On Tuesday, jurors asked the court to explain why there wasn’t a stand-alone charge against Weinstein for Sciorra’s allegations. Weinstein could not be charged based solely on Sciorra’s account because the statute of limitations has run out on her allegations. So prosecutors paired her testimony with that of Mann’s and Haley’s to support the predatory sexual assault charges.

On Wednesday, the jury requested to rehear the testimony of Sciorra’s friend, Rosie Perez, who testified that Sciorra had confided in her about being raped by Weinstein in the ‘90s. Perez said she had urged Sciorra to report it to police but Sciorra feared that Weinstein would “destroy my career.”

Jurors also requested all communication between Weinstein and producer Paul Feldsher. Weinstein’s defense had called Feldsher as a witness to testify that Sciorra had told him that she “did a crazy thing with Harvey” at some point in the ‘90s and that he assumed she was “fooling around” with him.

But Feldsher’s testimony backfired for the defense when prosecutors revealed he was in close contact with Weinstein after the allegations against him surfaced in 2017 and that he had said derogatory things about Sciorra and the other women who had accused Weinstein.

The jury asked to see all communications mentioning Sciorra, including emails involving Black Cube and Guidepost Solutions, two private intelligence companies that Weinstein approached to spy on the women who accused him of sexual misconduct. Sciorra’s name had appeared on a “red flag” list that was sent to both companies, prosecutors said.

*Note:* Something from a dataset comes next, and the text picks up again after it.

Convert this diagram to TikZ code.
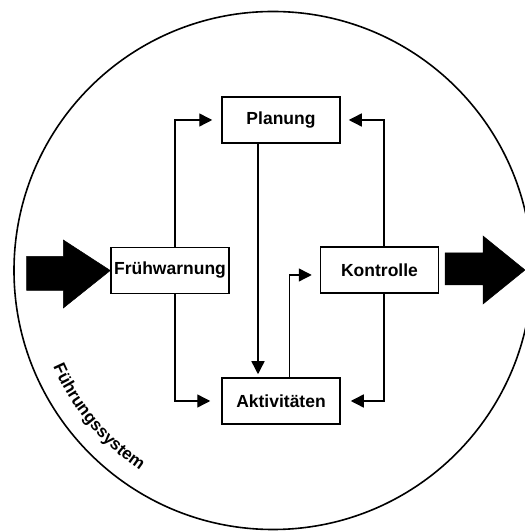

On day two of their deliberations, the jury also focused their attention on Haley’s account, asking the court to read out portions of her testimony pertaining to her allegations that Weinstein sexually assaulted her in two separate incidents in 2006. Haley said that Weinstein pulled out her tampon and forcibly performed oral sex on her in his Soho apartment in New York City. Two weeks later, she said, he sexually assaulted her in a Tribeca hotel room, while calling her a “whore” and a “bitch.”

Jurors also asked for all emails between Weinstein and Haley. Weinstein’s lawyers have sought to discredit Haley’s credibility by pointing to friendly emails that Haley sent the producer after the alleged sexual assaults occurred.

Two court reporters on Wednesday read out both Perez’s and Haley’s testimonies, including the questioning by prosecutors and defense lawyers, while some jurors took notes.

The jury also wanted to see a slideshow presentation by Dr. Barbara Ziv who testified for the prosecution about the persistence of rape myths. However, the judge denied the request, telling the jury that her presentation was not submitted as evidence.

Kena Betancur / Getty Images

Harvey Weinstein's attorney Donna Rotunno (right) has a conversation at the courthouse.

While jurors were deliberating, Weinstein’s lawyers and prosecutors argued over one of them. Weinstein’s attorney, Damon Cheronis, asked the judge to dismiss her because she had read and reviewed a book — My Dark Vanessa — about “predatory older men” and was currently reading a French book, Le Consentement, related to child sexual abuse. However, Judge James Burke refused to dismiss the juror, saying, “she just has not done anything wrong.”

On Tuesday, prosecutor Joan Illuzzi-Orbon accused Weinstein’s lead lawyer, Donna Rotunno, for bordering on “jury tampering” after she wrote a Newsweek op-ed imploring jurors to do “the right thing” by acquitting Weinstein.

“It is completely, 100% inappropriate behavior,” Illuzzi-Orbon told the judge. “If this is the conduct that is allowed to persist in this courthouse, Judge, then we are all lost…”

Rotunno defended herself, saying her op-ed was about the jury system and the criminal justice system “as a whole” and that the theme of her piece closely mirrored her closing arguments in which she urged jurors to make the “unpopular” decision of acquitting Weinstein.

This is the second time Rotunno appeared to violate the judge’s instructions not to discuss the case and the jury with the press. She had previously talked about it on a New York Times podcast during the trial but claimed that she had recorded the interview before the proceedings began.

Judge Burke ordered Weinstein’s defense team on Tuesday to stop talking to the public and press until the verdict.

“I will caution you about the tentacles of your public relations juggernaut,” Burke told the lawyers.

Cheronis on Wednesday asked the judge to impose a gag order on celebrity lawyer Gloria Allred who is representing three of the alleged victims outside of the criminal case and has been present in the courtroom on most days since the trial began on Jan. 6.

Cheronis accused Allred of trying to “influence the jury” by talking to prosecutors and giving statements to the media about her clients.

The judge dismissed his motion, simply saying, “I wish I had that kind of authority.”